Le quartier de Laleli, à Istanbul, a été rebaptisé par ses habitants le « quartier russe ». Dans les rues, la langue russe est partout, et les magasins portent des enseignes et panneaux en cyrillique : « Attention à la marche ».

Nombreux sont les Russes ayant émigré en Turquie qui ont trouvé leur premier job à Laleli, centre du textile et de la mode. C’est ici que les grossistes russes viennent se fournir pour revendre ensuite les marchandises au pays.

« Mes proches appellent tous les jours pour me demander : "Comment vas-tu ? T’es-tu procurée un masque à gaz ? Tu n’as pas peur ?" », rapporte Narguiza, installée depuis 9 ans en Turquie. Originaire du Turkménistan, mais se considérant comme Russe, elle est passée de simple vendeuse à gérante du grand magasin de prêt-à-porter Fimka.

« Ici, c’est plutôt tranquille, mais à cause des reportages à la télévision qui montrent comment la police gaze la population, les grossistes russes refusent de venir s’approvisionner.
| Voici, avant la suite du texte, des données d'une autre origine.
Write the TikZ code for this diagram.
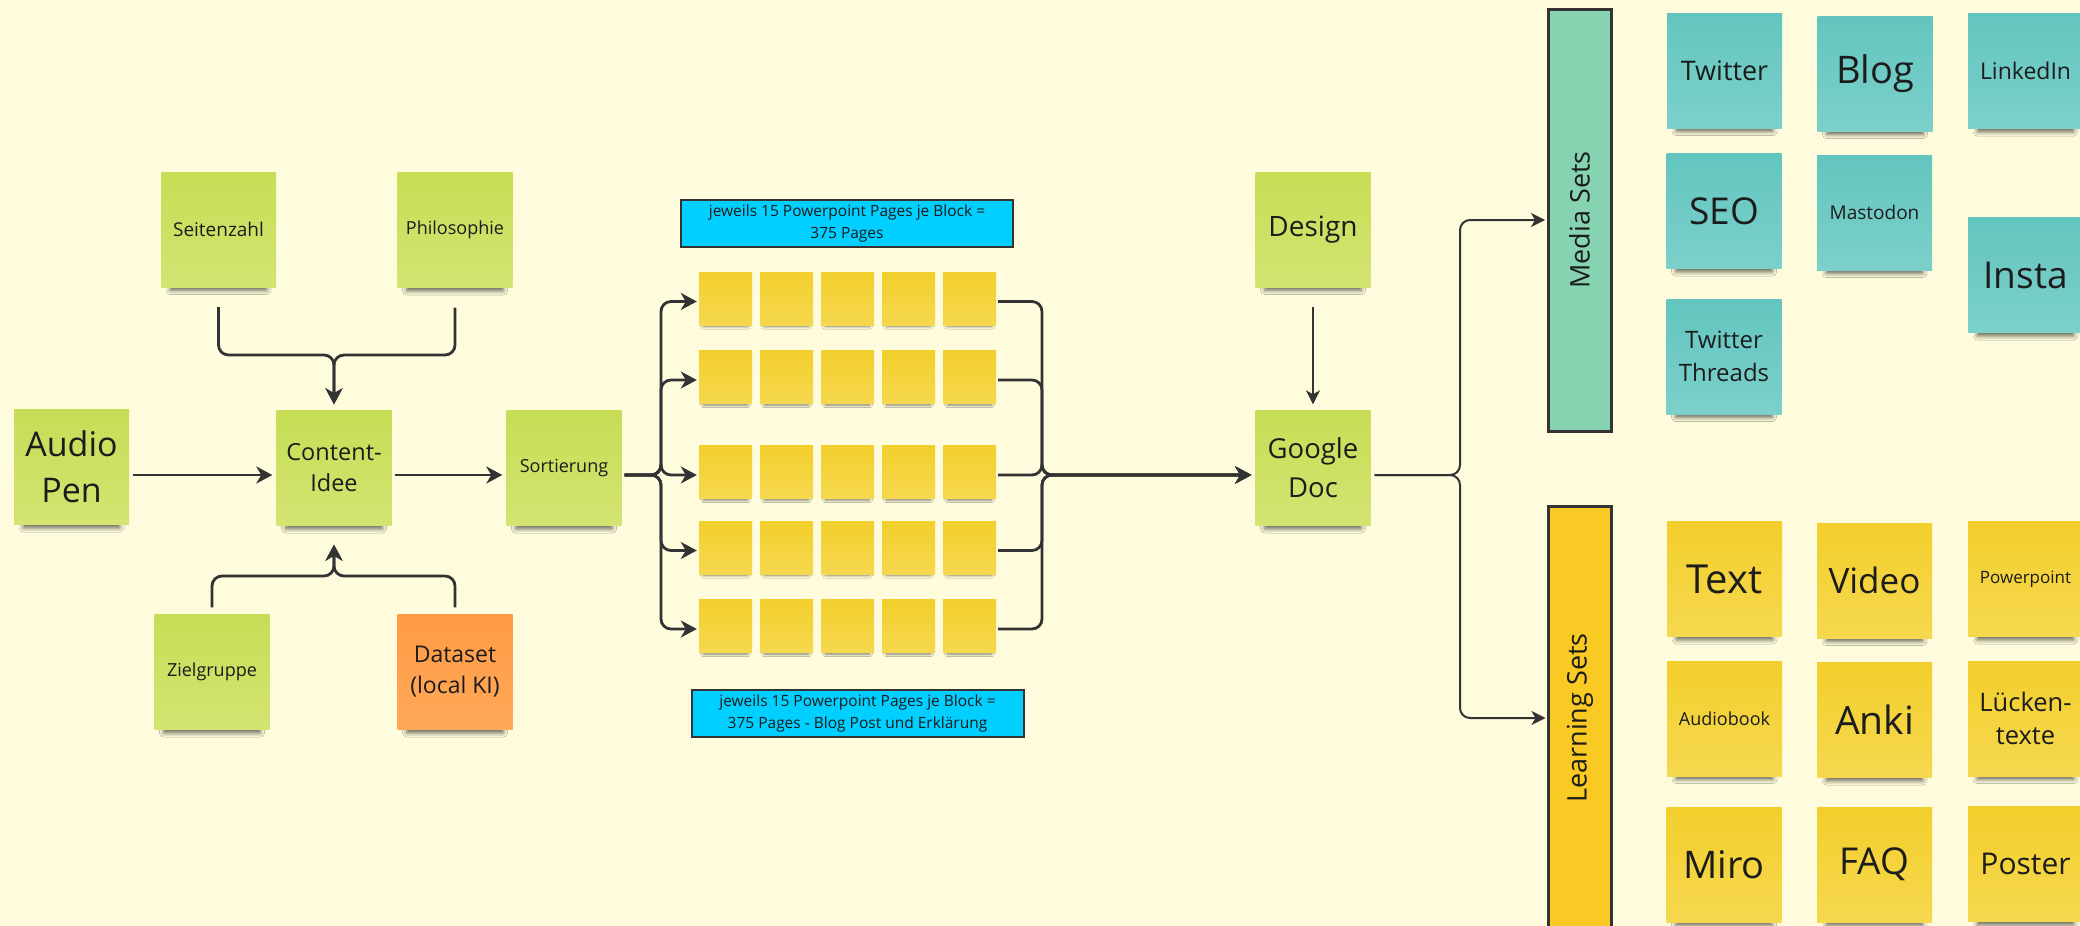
\documentclass[tikz,border=0pt]{standalone}
\usepackage{fontspec}
\setmainfont{Open Sans}
\usetikzlibrary{arrows.meta,calc,shadows.blur}
\definecolor{bg}{HTML}{FEFCDC}
\definecolor{ln}{HTML}{333333}
\definecolor{txt}{HTML}{1C1C1C}
\definecolor{gtop}{HTML}{C7DD55}
\definecolor{gbot}{HTML}{D3E472}
\definecolor{ytop}{HTML}{F2CF2C}
\definecolor{ybot}{HTML}{F6D84F}
\definecolor{ttop}{HTML}{63C5BF}
\definecolor{tbot}{HTML}{7CD0CA}
\definecolor{otop}{HTML}{FF9B44}
\definecolor{obot}{HTML}{FFA95A}
\definecolor{cyanbox}{HTML}{00CFFF}
\definecolor{mediabar}{HTML}{86D3B1}
\definecolor{learnbar}{HTML}{F9CA24}
\newcommand{\fs}[2]{\fontsize{#1}{#2}\selectfont}
\begin{document}
\begin{tikzpicture}[x=1pt,y=-1pt,
  sticky/.style={minimum width=115pt, minimum height=115pt, inner sep=0pt, align=center, text=txt,
    blur shadow={shadow xshift=0pt, shadow yshift=-15pt, shadow blur radius=5pt, shadow opacity=60, shadow scale=0.84}},
  gnote/.style={sticky, top color=gtop, bottom color=gbot},
  onote/.style={sticky, top color=otop, bottom color=obot},
  tnote/.style={sticky, top color=ttop, bottom color=tbot},
  ynote/.style={sticky, top color=ytop, bottom color=ybot},
  ysq/.style={minimum width=53pt, minimum height=53pt, inner sep=0pt, top color=ytop, bottom color=ybot,
    blur shadow={shadow xshift=0pt, shadow yshift=-7pt, shadow blur radius=3pt, shadow opacity=50, shadow scale=0.84}},
  cyanlab/.style={draw=ln, line width=2pt, fill=cyanbox, minimum width=332pt, minimum height=47pt, inner sep=0pt, align=center, text=txt, font=\fs{15.5}{22}},
  bar/.style={draw=ln, line width=3pt, minimum width=63pt, inner sep=0pt},
  barlabel/.style={rotate=90, text=txt, font=\fs{27}{30}},
  conn/.style={draw=ln, line width=2.8pt, rounded corners=10pt},
  arr/.style={conn, -{Stealth[length=16pt,width=17pt,inset=5pt]}},
  thinarr/.style={draw=ln, line width=2pt, rounded corners=10pt, -{Stealth[length=14pt,width=14pt,inset=4pt]}}
]
\useasboundingbox (0,0) rectangle (2080,926);
\fill[bg] (0,0) rectangle (2080,926);
\clip (0,0) rectangle (2080,926);

% left stickies
\node[gnote, font=\fs{19}{24}] (seiten) at (218.5,229.5) {Seitenzahl};
\node[gnote, font=\fs{18}{24}] (philo) at (455,230) {Philosophie};
\node[gnote, font=\fs{34}{46}] (audio) at (71.5,467) {Audio\\Pen};
\node[gnote, font=\fs{23.5}{31}] (content) at (334,468) {Content-\\Idee};
\node[gnote, font=\fs{18}{24}] (sort) at (564,468) {Sortierung};
\node[gnote, font=\fs{18}{24}] (ziel) at (212,672) {Zielgruppe};
\node[onote, font=\fs{23}{31}] (data) at (455,672) {Dataset\\(local KI)};
\node[gnote, font=\fs{28}{38}] (design) at (1313,229.5) {Design};
\node[gnote, font=\fs{27.5}{39}] (gdoc) at (1313,468) {Google\\Doc};

% labels
\node[cyanlab] (toplab) at (847,223.5) {jeweils 15 Powerpoint Pages je Block =\\375 Pages};
\node[cyanlab] (botlab) at (857.5,713) {jeweils 15 Powerpoint Pages je Block =\\375 Pages - Blog Post und Erklärung};

% grid
\foreach \r/\y in {1/298.5,2/377,3/472,4/547.5,5/626}
  \foreach \c/\x in {1/725.5,2/786.5,3/847.5,4/908.5,5/969.5}
    \node[ysq] (r\r c\c) at (\x,\y) {};

% bars
\node[bar, fill=mediabar, minimum height=422pt] (media) at (1579.5,220) {};
\node[barlabel] (medialab) at (media.center) {Media Sets};
\node[bar, fill=learnbar, minimum height=424pt] (learn) at (1580,718) {};
\node[barlabel] (learnlab) at (learn.center) {Learning Sets};

% media stickies
\node[tnote, font=\fs{27}{33}] (twitter) at (1724.5,70.5) {Twitter};
\node[tnote, font=\fs{38}{44}] (blog) at (1875,73.5) {Blog};
\node[tnote, font=\fs{23}{30}] (linkedin) at (2025.5,71) {LinkedIn};
\node[tnote, font=\fs{37}{44}] (seo) at (1724,211) {SEO};
\node[tnote, font=\fs{19}{24}] (mastodon) at (1874.5,212.5) {Mastodon};
\node[tnote, font=\fs{37}{44}] (insta) at (2025.5,275) {Insta};
\node[tnote, font=\fs{24}{33}] (threads) at (1724,356.5) {Twitter\\Threads};

% learning stickies
\node[ynote, font=\fs{40}{46}] (text) at (1724.5,579) {Text};
\node[ynote, font=\fs{35}{42}] (video) at (1874.5,580.5) {Video};
\node[ynote, font=\fs{17}{22}] (ppt) at (2025.5,579) {Powerpoint};
\node[ynote, font=\fs{18}{24}] (audiobook) at (1724.5,718.5) {Audiobook};
\node[ynote, font=\fs{39}{46}] (anki) at (1874.5,720) {Anki};
\node[ynote, font=\fs{25.5}{33}] (luecken) at (2025.5,718.5) {Lücken-\\texte};
\node[ynote, font=\fs{38}{44}] (miro) at (1724,864.5) {Miro};
\node[ynote, font=\fs{37}{44}] (faq) at (1874.5,864.5) {FAQ};
\node[ynote, font=\fs{30}{36}] (poster) at (2025.5,864) {Poster};

% junctions
\coordinate (jt) at (334,355);
\coordinate (jb) at (334,576);
\coordinate (lbus) at (661,475);
\coordinate (rbus) at (1042,475);
\coordinate (gbus) at (1460,475);

% connectors
\draw[arr] ($(seiten.south)+(0,20)$) |- (jt) -- ($(content.north)+(0,-6)$);
\draw[arr] ($(philo.south)+(0,20)$) |- (jt) -- ($(content.north)+(0,-6)$);
\draw[arr] ($(ziel.north)+(0,-7)$) |- (jb) -- ($(content.south)+(0,19)$);
\draw[arr] ($(data.north)+(0,-7)$) |- (jb) -- ($(content.south)+(0,19)$);
\draw[arr] ($(audio.east |- lbus)+(4,0)$) -- ($(content.west |- lbus)+(-4,0)$);
\draw[arr] ($(content.east |- lbus)+(3,0)$) -- ($(sort.west |- lbus)+(-4,0)$);
\foreach \r in {1,2,3,4,5}{
  \draw[arr] ($(sort.east |- lbus)+(3,0)$) -- (lbus) |- ($(r\r c1.west)+(-2,3)$);
  \draw[arr] ($(r\r c5.east)+(2,3)$) -| (rbus) -- ($(gdoc.west |- rbus)+(-4,0)$);
}
\draw[thinarr] ($(design.south)+(0,20)$) -- ($(gdoc.north)+(0,-6)$);
\draw[thinarr] ($(gdoc.east |- gbus)+(4,0)$) -- (gbus) |- ($(media.west)+(-1.5,0)$);
\draw[thinarr] ($(gdoc.east |- gbus)+(4,0)$) -- (gbus) |- ($(learn.west)+(-1.5,0)$);
\end{tikzpicture}
\end{document}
Dans l’ensemble, on a déjà perdu 20% du chiffre d’affaires. »

Tous les habitants du quartier de Laleli ne sont pas aussi prolixes sur la situation politique du pays. Katia (le prénom a été changé à sa demande) explique par exemple que dans leur magasin, les employés soutiennent en majorité le parti du Premier ministre Erdogan. Ils ne sont que trois à épouser la cause des opposants.

« J’ai deux enfants et je ne veux pas de problèmes », essaye de se justifier Katia. « A mes amis, oui, je leur dis la vérité : à Taksim et dans d’autres villes il y a des manifestations, mais à Istanbul, qui est une ville immense, et dans d’autres régions, on peut venir sans problème, comme avant. »

Natalia possède depuis longtemps la citoyenneté turque et a un train de vie plutôt aisé. Elle vit avec son mari et ses trois enfants dans le quartier asiatique d’Istanbul. Nous nous donnons rendez-vous dans le centre-ville, mais elle me rappelle et, contre toute attente, annule tout : son mari lui a conseillé de ne pas parler aux journalistes.

« Vous comprenez, nous devons continuer à vivre ici, me dit-elle. Nous ne savons pas comment cela peut tourner. »

Chaque année, près de 3,5 millions de Russes se rendent en Turquie. Malgré la crise politique que traverse le pays, le flux touristique ne diminue pas, assurent les agences de tourisme turques. Le nombre de touristes européens, en revanche, a nettement baissé. A cause des événements qui secouent le pays, plusieurs croisières au départ d’Istanbul ont d’ores et déjà été annulée.